> Objective
Find the lines holding "matplotlib" and copy them.

> Data in this exercise
◇ ◇ ◇

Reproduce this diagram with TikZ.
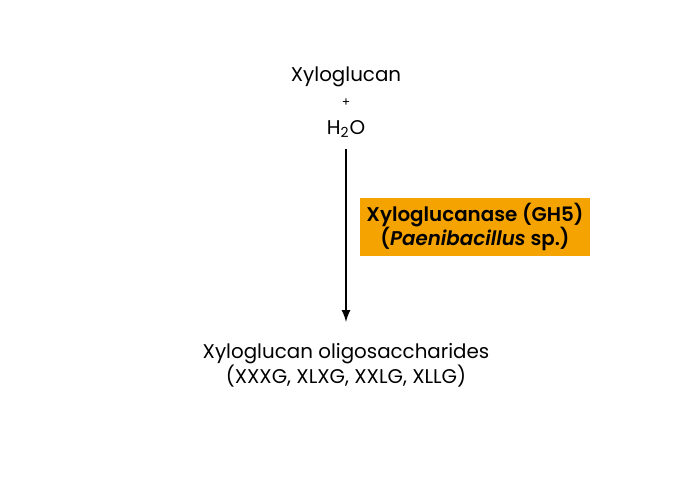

◇ ◇ ◇

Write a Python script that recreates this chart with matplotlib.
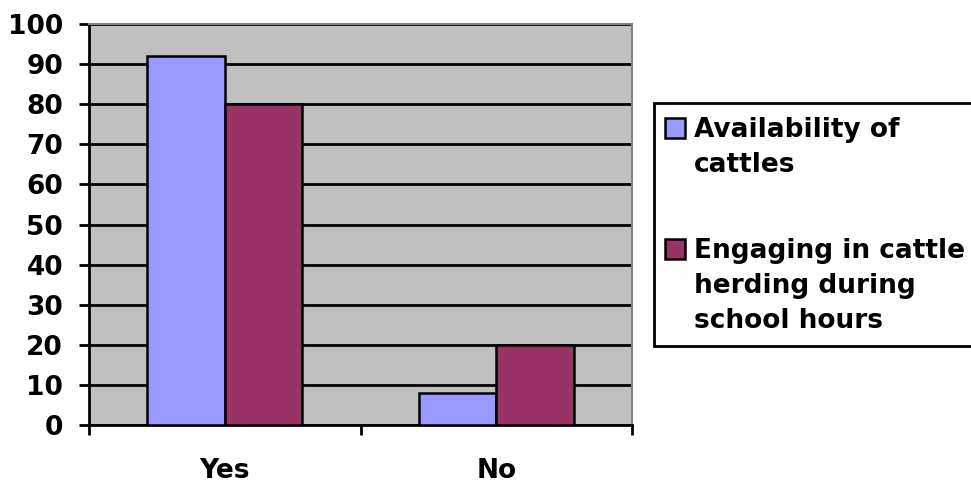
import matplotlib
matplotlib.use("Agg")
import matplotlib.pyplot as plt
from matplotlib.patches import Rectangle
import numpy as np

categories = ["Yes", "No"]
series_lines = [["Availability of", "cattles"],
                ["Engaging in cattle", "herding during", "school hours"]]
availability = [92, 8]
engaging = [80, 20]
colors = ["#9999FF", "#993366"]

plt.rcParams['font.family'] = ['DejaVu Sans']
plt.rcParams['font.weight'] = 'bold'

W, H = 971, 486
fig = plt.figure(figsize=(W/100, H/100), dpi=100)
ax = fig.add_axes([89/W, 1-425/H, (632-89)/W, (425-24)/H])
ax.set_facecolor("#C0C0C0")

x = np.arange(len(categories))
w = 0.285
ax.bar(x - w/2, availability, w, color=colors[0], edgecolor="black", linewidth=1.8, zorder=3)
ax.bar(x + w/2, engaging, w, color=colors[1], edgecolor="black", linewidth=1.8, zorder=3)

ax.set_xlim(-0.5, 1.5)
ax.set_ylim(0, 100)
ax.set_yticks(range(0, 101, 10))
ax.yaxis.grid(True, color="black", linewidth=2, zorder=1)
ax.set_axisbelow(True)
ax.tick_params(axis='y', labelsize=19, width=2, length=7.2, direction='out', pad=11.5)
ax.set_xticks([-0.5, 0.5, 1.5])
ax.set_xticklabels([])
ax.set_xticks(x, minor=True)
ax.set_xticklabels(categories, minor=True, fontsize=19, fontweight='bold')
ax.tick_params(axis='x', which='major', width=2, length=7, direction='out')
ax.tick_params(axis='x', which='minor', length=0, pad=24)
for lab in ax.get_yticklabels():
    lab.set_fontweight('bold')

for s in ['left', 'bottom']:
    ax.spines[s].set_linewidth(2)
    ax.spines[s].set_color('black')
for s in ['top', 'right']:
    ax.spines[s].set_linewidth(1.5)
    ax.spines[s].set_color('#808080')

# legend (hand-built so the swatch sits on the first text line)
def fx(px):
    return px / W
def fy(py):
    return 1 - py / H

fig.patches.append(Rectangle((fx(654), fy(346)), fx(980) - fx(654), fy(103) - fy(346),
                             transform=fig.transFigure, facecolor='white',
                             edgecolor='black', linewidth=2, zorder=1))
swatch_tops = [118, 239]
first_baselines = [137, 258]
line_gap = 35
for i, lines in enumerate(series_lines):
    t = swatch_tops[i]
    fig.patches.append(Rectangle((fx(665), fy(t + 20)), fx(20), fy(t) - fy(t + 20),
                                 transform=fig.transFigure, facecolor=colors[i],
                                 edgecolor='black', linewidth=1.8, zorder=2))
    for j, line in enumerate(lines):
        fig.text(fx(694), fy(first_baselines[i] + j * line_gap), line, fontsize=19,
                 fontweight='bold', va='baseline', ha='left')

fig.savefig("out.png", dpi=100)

◇ ◇ ◇

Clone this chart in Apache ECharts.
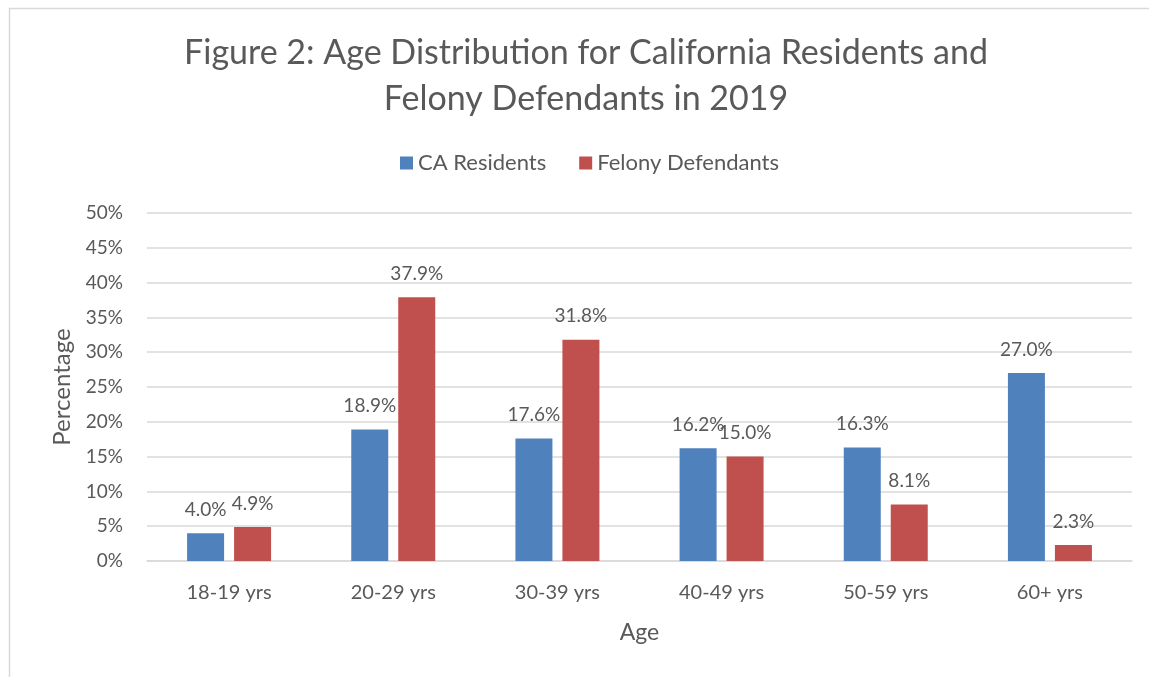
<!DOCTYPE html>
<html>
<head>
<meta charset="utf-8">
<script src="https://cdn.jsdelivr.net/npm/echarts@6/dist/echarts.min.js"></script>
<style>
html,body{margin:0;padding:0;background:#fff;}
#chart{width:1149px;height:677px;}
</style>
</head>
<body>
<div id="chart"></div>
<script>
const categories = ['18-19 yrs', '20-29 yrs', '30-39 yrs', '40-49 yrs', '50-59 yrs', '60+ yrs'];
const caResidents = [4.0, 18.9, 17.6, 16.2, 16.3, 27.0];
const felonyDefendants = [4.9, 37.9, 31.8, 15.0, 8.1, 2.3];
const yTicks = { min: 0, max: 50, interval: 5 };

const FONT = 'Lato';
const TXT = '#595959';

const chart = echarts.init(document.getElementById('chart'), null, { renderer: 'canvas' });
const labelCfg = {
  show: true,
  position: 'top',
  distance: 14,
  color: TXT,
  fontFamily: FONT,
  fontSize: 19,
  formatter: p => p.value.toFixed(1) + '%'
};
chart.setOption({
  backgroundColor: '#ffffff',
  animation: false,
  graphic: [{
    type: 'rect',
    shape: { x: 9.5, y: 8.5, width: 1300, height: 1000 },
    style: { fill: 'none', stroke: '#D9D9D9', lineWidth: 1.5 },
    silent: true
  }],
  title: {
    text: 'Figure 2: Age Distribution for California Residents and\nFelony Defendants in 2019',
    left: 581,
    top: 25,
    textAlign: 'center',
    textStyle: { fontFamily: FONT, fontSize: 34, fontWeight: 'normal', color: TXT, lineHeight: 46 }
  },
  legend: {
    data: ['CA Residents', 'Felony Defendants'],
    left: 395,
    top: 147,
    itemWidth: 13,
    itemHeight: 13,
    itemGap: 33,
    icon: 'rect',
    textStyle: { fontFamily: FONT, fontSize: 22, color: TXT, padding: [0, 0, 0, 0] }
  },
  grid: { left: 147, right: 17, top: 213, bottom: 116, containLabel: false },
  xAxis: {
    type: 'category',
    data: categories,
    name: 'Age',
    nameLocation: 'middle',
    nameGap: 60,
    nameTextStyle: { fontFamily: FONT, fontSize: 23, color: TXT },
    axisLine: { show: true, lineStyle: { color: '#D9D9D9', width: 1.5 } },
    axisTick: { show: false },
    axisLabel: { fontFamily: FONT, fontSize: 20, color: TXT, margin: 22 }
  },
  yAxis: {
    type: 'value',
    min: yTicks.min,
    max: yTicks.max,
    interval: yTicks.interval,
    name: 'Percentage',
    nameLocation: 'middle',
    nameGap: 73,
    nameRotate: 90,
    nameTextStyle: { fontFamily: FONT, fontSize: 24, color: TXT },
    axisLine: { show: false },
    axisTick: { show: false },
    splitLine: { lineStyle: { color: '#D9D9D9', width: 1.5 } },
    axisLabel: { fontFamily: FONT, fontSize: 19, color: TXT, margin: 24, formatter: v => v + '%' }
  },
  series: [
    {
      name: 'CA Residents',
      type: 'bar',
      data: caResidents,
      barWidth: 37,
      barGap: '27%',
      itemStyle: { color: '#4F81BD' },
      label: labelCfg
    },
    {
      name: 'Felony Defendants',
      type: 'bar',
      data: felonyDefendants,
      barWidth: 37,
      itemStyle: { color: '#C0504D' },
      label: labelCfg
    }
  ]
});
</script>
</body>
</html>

◇ ◇ ◇

> Full response
Write a Python script that recreates this chart with matplotlib.
import matplotlib
matplotlib.use("Agg")
import matplotlib.pyplot as plt
from matplotlib.patches import Rectangle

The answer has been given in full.